Amy Duvoisin Kirk in the 2025 Joan of Arc parade, photo by Ellis Anderson for FQJ
Duvoisin also spent ten years as a board member for the distinguished Tennessee Williams & New Orleans Literary Festival, and developed some of her closest friendships marching with the Pussyfooters. Currently, Duvoisin spends her days as the events and sponsorship manager of the iconic local radio station WWOZ.
However, she’s best known for the parade and organization she founded in 2008, Krewe de Jeanne d'Arc and still spends her free time planning events for them.
As an indelible thread woven throughout our city’s cultural tapestry, carnival was also the onus behind renewed interest in the life and writings of Lafcadio Hearn. In 2024, Rex, one of the city's oldest (since 1872) and longest-running carnival krewes, announced “The Two Worlds of Lafcadio Hearn – New Orleans and Japan” as their theme and rolled with colorful floats depicting Japanese mythology and Creole cooking.
“A friend of mine actually hosted the great-grandson of Lafcadio Hearn [Bon Koizumi]. She toured the Rex den with him,” says Duvoisin. “There was more discussion and I brought it up again [to the Japan Society], about the deep connection with Japan and Lafcadio Hearn. That is how I finally connected with Matt Smith.”
The Miriam and Ira D. Wallach Division of Art, Prints and Photographs: Print Collection, The New York Public Library. "Lafcadio Hearn."
Meeting Matt Smith seemed like kismet. He is an active board member of the Japan Society and an instructor at Tulane’s Liberal Arts College who has heavily researched 19th-century Louisiana literature – including the work of Lafcadio Hearn.
“Once Matt and I got together and started talking, things came together very quickly – as things do when they’re meant to be,” says Duvoisin. She is quick to point out that while the festival was her idea, “Matt is the real manifester at this point.” She also points to Smith as the expert on all things Lafcadio.
Matt joined the Japan Society in 2019 and in 2024, the organization sent him to Matsue, Japan, where he stayed with a host family for ten days. Smith was struck by how excited they were about Lafcadio Hearn – even though the writer only lived there for a year or two. It made Smith consider why New Orleans didn’t really celebrate the writer.
“[In Matsue] you can’t go a city block without running into some plaque about ‘this is what Lafcadio Hearn got up to here,’” explains Smith. “So when Amy came to me about the festival, I was happy to join forces with her.”
Lafcadio Hearn lived in New Orleans for nearly a decade, writing prolifically for local newspapers such as The City Item and the Times Democrat. He also created satirical cartoons to accompany his columns (a first for southern newspapers) using hand-carved woodcuts. Yet, he remains relatively unknown to the local community.
From the book Lafcadio Hearn’s American Days by Edward Larocque Tinker, published in 1924. See end of story for digital access.
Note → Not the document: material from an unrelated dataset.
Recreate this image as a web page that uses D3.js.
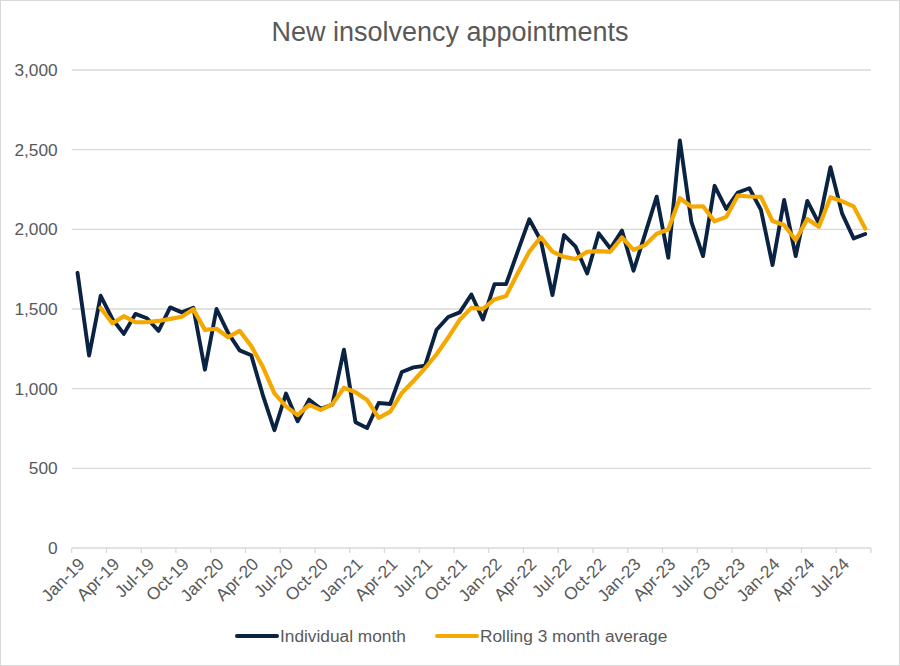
<!DOCTYPE html>
<html>
<head>
<meta charset="utf-8">
<script src="https://cdn.jsdelivr.net/npm/d3@7"></script>
<style>
  html, body { margin: 0; padding: 0; background: #fff; }
  svg { display: block; font-family: "Liberation Sans", Arial, sans-serif; }
</style>
</head>
<body>
<svg id="chart" width="900" height="666"></svg>
<script>
const title = "New insolvency appointments";
const months = ["Jan","Feb","Mar","Apr","May","Jun","Jul","Aug","Sep","Oct","Nov","Dec"];
const years = ["19","20","21","22","23","24"];
const categories = [];
years.forEach(y => months.forEach(m => categories.push(m + "-" + y)));
categories.splice(69); // Jan-19 .. Sep-24

const individualMonth = [
  1727, 1208, 1583, 1439, 1344, 1469, 1442, 1363, 1510, 1479, 1508, 1119,
  1500, 1350, 1240, 1210, 960, 739, 969, 795, 931, 874, 900, 1245,
  789, 753, 910, 904, 1105, 1134, 1144, 1370, 1450, 1479, 1591, 1434,
  1656, 1656, 1860, 2063, 1930, 1587, 1964, 1891, 1723, 1975, 1880, 1992,
  1740, 1971, 2205, 1822, 2558, 2045, 1832, 2273, 2128, 2231, 2258, 2122,
  1776, 2184, 1832, 2178, 2038, 2390, 2100, 1943, 1971
];
const rolling3Month = [
  null, null, 1506, 1410, 1455, 1417, 1418, 1425, 1438, 1451, 1499, 1369,
  1376, 1323, 1363, 1267, 1137, 970, 889, 834, 898, 867, 902, 1006,
  978, 929, 817, 856, 973, 1048, 1128, 1216, 1321, 1433, 1507, 1501,
  1560, 1582, 1724, 1860, 1951, 1860, 1827, 1814, 1859, 1863, 1859, 1949,
  1871, 1901, 1972, 1999, 2195, 2142, 2145, 2050, 2078, 2211, 2206, 2204,
  2052, 2027, 1931, 2065, 2016, 2202, 2176, 2144, 2005
];
const yTicks = [0, 500, 1000, 1500, 2000, 2500, 3000];
const seriesNames = ["Individual month", "Rolling 3 month average"];
const seriesColors = ["#0b2343", "#f5a800"];

const svg = d3.select("#chart");
const W = 900, H = 666;
const plot = { left: 71.7, right: 871, top: 70, bottom: 548 };
const textColor = "#595959";
const gridColor = "#d9d9d9";

// outer border
svg.append("rect").attr("x", 0.5).attr("y", 0.5).attr("width", W - 1).attr("height", H - 1)
  .attr("fill", "#fff").attr("stroke", gridColor);

const x = d3.scaleBand().domain(categories).range([plot.left, plot.right]).paddingInner(0).paddingOuter(0);
const xc = d => x(d) + x.bandwidth() / 2;
const y = d3.scaleLinear().domain([0, 3000]).range([plot.bottom, plot.top]);

// title
svg.append("text").attr("x", 450).attr("y", 41).attr("text-anchor", "middle")
  .attr("font-size", 27).attr("fill", textColor).text(title);

// gridlines
svg.append("g").selectAll("line").data(yTicks.filter(t => t > 0)).join("line")
  .attr("x1", plot.left).attr("x2", plot.right)
  .attr("y1", d => y(d)).attr("y2", d => y(d))
  .attr("stroke", gridColor).attr("stroke-width", 1.3);

// y axis labels
const yAxis = d3.axisLeft(y).tickValues(yTicks).tickSize(0).tickPadding(14)
  .tickFormat(d3.format(","));
const gy = svg.append("g").attr("transform", `translate(${plot.left},0)`).call(yAxis);
gy.select(".domain").remove();
gy.selectAll("text").attr("font-size", 17.3).attr("fill", textColor)
  .attr("font-family", "'Liberation Sans', Arial, sans-serif");

// x axis
const tickCats = categories.filter((d, i) => i % 3 === 0);
const gx = svg.append("g").attr("transform", `translate(0,${plot.bottom})`);
gx.append("line").attr("x1", plot.left).attr("x2", plot.right).attr("y1", 0).attr("y2", 0)
  .attr("stroke", gridColor).attr("stroke-width", 1.3);
const boundaries = categories.map(d => x(d)).filter((d, i) => i % 3 === 0).concat([plot.right]);
gx.selectAll("line.tick").data(boundaries).join("line").attr("class", "tick")
  .attr("x1", d => d).attr("x2", d => d).attr("y1", 0).attr("y2", 5)
  .attr("stroke", gridColor).attr("stroke-width", 1.3);
gx.selectAll("text").data(tickCats).join("text")
  .attr("transform", d => `translate(${xc(d) + 4},${13}) rotate(-45)`)
  .attr("text-anchor", "end").attr("dy", "0.35em")
  .attr("font-size", 17.3).attr("fill", textColor).text(d => d);

// lines
const line = d3.line()
  .defined(d => d.v !== null)
  .x(d => xc(d.c)).y(d => y(d.v));
const s1 = categories.map((c, i) => ({ c, v: individualMonth[i] }));
const s2 = categories.map((c, i) => ({ c, v: rolling3Month[i] }));
svg.append("path").datum(s1).attr("d", line).attr("fill", "none")
  .attr("stroke", seriesColors[0]).attr("stroke-width", 3.9)
  .attr("stroke-linejoin", "round").attr("stroke-linecap", "round");
svg.append("path").datum(s2).attr("d", line).attr("fill", "none")
  .attr("stroke", seriesColors[1]).attr("stroke-width", 4.2)
  .attr("stroke-linejoin", "round").attr("stroke-linecap", "round");

// legend
const legendItems = [{ x: 237, i: 0 }, { x: 437, i: 1 }];
const lg = svg.append("g");
legendItems.forEach(it => {
  lg.append("line").attr("x1", it.x).attr("x2", it.x + 40).attr("y1", 636).attr("y2", 636)
    .attr("stroke", seriesColors[it.i]).attr("stroke-width", 4).attr("stroke-linecap", "round");
  lg.append("text").attr("x", it.x + 43).attr("y", 642).attr("font-size", 17.3)
    .attr("fill", textColor).text(seriesNames[it.i]);
});
</script>
</body>
</html>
From the book Lafcadio Hearn’s American Days by Edward Larocque Tinker, published in 1924. See end of story for digital access.
First editions of the Hearn’s cookbook are extremely collectable, like this one, available from Sotheby’s for $2500.
“When you say his name around town, the culinary community knows him because of the cookbook, but beyond that I don’t know how wide of a reputation he has in this city,” says Smith.
“Amy and I are hoping that this festival is a way to get a little more name recognition for him out there, get larger pockets of the community more familiar with his life and work.”
The upcoming, day-long festival at the New Orleans Jazz Museum is jam-packed with a morning panel featuring several Hearn scholars from Michigan to the Bahamas, with a mid-day lunch served by Greta's Sushi, a Gulf-forward omakase.
The festival’s keynote speaker is Steve Kemme, a Hearn biographer who wrote The Outsider: The Life and Work of Lafcadio Hearn: The Man Who Introduced Voodoo, Creole Cooking, and Japanese Ghosts to the World and the roster even includes virtual visits from Mayor Akihito Uesada of Matsue, Shoko Koizumi, and Lafcadio Hearn's great-grandson, Bon Koizumi.
Bon Koizumi, Great Grandson of Lafcadio Hearn, Historic New Orleans Collection, acquisition made possible by Donna & John Fraiche and John Turner & Jerry Fischer, 2020.0142.1
But all of this is just the first wave in an ocean of information and study about Hearn. Both Duvoisin and Smith are already brainstorming future festivals.
“You can take him into a number of different conversations. In future years, I’d love to do a theme about Lafcadio Hearn and horror, Lafcadio and food, and then a year on tourism, but from a critical angle: How do we responsibly write about other cultures, how do we engage in intercultural interactions in ways that are respectful?” asks Smith excitedly.
“But this year the theme is ‘let’s see if we can get this thing done,’” he says, laughing.
Duvoisin agrees there are endless possibilities.
“The great thing about these larger-than-life characters is that they appeal to different people in different ways. You have someone like John Folse, who thinks of him as a culinary giant and a friend of mine, who just loves Hearn’s horror stuff.
“This year, we’re just starting the celebration of him and his birthday. Joan of Arc and Lafcadio Hearn may be two very different figures, but both have a place in the eternal New Orleans' story!”